The approach to this analysis will be based on interviews, analysis of the content of available archives and discourse analysis. I will be choosing different security decision-making cases as examples. In order to assure that the argument in this respect provides a credible analysis, capturing factors leading to crisis decision-making, I will pick my cases from a combination of crisis decision-making in regional and international security terms together with cases assessed as being of low-risk but nonetheless invoking the same decision-making mechanisms.

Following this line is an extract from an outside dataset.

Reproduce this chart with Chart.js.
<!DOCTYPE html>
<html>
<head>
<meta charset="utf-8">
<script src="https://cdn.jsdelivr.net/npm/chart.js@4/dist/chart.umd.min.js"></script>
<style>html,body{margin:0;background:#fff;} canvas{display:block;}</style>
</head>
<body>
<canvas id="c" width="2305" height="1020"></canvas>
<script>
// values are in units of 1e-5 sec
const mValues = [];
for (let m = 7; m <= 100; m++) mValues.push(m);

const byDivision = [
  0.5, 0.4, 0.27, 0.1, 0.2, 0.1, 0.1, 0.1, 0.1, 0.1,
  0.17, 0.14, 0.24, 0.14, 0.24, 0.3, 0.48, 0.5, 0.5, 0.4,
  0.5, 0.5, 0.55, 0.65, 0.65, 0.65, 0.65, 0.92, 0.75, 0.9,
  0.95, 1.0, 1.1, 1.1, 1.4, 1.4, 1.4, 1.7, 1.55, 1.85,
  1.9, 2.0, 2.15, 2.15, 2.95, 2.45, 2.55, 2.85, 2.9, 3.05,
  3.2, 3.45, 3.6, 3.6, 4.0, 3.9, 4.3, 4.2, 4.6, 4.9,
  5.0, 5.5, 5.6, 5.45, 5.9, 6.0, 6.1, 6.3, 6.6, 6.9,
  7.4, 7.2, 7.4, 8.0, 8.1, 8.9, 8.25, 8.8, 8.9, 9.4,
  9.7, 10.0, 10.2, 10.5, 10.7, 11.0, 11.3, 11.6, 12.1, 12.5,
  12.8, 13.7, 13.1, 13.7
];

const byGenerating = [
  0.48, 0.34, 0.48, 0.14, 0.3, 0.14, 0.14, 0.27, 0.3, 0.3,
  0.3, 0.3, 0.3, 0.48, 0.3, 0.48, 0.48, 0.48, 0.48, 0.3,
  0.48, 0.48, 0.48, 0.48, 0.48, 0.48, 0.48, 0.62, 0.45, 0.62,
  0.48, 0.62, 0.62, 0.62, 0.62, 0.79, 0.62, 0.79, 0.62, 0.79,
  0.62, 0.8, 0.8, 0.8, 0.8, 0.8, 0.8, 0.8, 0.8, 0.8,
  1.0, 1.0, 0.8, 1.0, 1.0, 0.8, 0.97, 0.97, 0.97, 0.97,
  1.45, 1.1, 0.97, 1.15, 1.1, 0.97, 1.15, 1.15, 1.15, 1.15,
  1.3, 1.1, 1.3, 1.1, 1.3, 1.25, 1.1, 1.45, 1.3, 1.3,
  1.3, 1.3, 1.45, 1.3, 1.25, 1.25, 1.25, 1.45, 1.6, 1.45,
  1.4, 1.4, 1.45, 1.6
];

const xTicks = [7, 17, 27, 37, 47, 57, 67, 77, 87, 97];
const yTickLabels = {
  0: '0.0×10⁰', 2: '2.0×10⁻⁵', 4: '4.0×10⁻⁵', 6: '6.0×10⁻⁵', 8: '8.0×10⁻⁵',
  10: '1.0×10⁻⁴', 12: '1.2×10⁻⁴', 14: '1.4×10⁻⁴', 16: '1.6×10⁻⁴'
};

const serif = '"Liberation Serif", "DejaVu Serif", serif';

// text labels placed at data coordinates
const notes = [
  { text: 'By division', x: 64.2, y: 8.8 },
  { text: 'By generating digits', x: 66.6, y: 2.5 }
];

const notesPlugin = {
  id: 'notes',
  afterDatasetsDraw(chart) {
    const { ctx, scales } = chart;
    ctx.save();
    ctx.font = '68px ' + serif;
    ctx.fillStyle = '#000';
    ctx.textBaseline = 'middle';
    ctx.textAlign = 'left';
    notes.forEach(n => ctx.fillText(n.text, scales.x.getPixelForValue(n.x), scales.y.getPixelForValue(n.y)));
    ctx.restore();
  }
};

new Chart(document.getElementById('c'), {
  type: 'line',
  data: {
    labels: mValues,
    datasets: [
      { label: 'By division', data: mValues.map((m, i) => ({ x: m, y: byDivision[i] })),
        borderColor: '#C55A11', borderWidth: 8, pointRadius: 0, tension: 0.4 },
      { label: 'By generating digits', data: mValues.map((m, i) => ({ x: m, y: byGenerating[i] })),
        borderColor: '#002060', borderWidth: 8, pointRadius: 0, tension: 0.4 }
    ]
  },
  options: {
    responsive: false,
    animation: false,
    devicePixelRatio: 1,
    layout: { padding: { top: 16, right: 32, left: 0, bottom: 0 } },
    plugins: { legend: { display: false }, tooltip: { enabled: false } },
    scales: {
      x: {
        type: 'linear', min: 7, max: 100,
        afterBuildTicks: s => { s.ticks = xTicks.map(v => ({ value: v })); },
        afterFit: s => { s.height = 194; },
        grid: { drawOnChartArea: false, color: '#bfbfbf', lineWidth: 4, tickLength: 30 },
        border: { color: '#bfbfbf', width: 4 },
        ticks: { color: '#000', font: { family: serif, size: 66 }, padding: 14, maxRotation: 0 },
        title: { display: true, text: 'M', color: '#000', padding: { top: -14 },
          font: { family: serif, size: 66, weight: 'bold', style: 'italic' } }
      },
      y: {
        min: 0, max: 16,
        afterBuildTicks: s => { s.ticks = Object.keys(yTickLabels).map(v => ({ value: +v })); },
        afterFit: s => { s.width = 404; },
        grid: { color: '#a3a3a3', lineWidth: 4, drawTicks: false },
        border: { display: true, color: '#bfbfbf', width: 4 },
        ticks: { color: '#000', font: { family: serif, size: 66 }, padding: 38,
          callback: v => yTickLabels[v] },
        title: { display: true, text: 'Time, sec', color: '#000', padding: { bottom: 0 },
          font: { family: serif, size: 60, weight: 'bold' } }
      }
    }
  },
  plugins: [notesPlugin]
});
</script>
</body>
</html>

The paper thus argues that bureaucracies and institution have gained an important role in security policy-making structures in Iran, through "formal" and "informal" action channels. It concludes that the security related policies is tilting towards reflecting different organizational and strategic standpoints on each issue. Thus, the institutional and bureaucratic mechanisms have had an increasing role in shaping the security-related decisions.
-
Dr. Negin Nabavi
The aftermath of the disputed presidential elections in June 2009 stunned not only the world but also the leaders of the Islamic Republic. Whereas on the surface, the elections seem to have ushered in a second term for Mahmoud Ahmadinejad, the street demonstrations as well as the acts of resistance and defiance by those who continue to argue that their 'vote was stolen', show that the elections have, in fact, helped to broaden the base and appeal of a reformist opposition movement which having been considered largely ineffective if not 'dead' by 2006, has now been given new life in its most recent reincarnation as the 'Green Movement.'
This paper considers the genealogy of the Green Movement. More specifically, it examines the reformist movement from its earliest days on two levels, as discourse and as political project. That is, by using the reformist press as the main source of enquiry, this paper will, in the first place, discuss what was understood by reform and reformism in the early years, at the height of the movement between 1998 and 2000, and thus outline its key components and principles. It will, in particular, delineate the debate that took place among reformists such as Said Hajjarian, Alireza Alavitabar, Abbas Abdi and Seyyed Morteza Mardiha (among others) regarding the definition of 'reform' as opposed to 'revolution', and argue that the reformist discourse, from the outset, was neither pre-packaged nor its parameters well-defined. In fact, its main characteristic was its multi-vocality as well as the fact that it lacked ideology. Secondly, by examining the instances when reformism emerged as a political project, that is as a means to achieve power, as in the cases of Muhammad Khatami's two presidencies, or the recent presidential campaign of Mir-Hossein Moussavi in summer 2009, this paper will assess the paradoxes and inconsistencies of the reformist movement on the one hand, and on the other, speculate on its ability to adapt and adjust to changing times.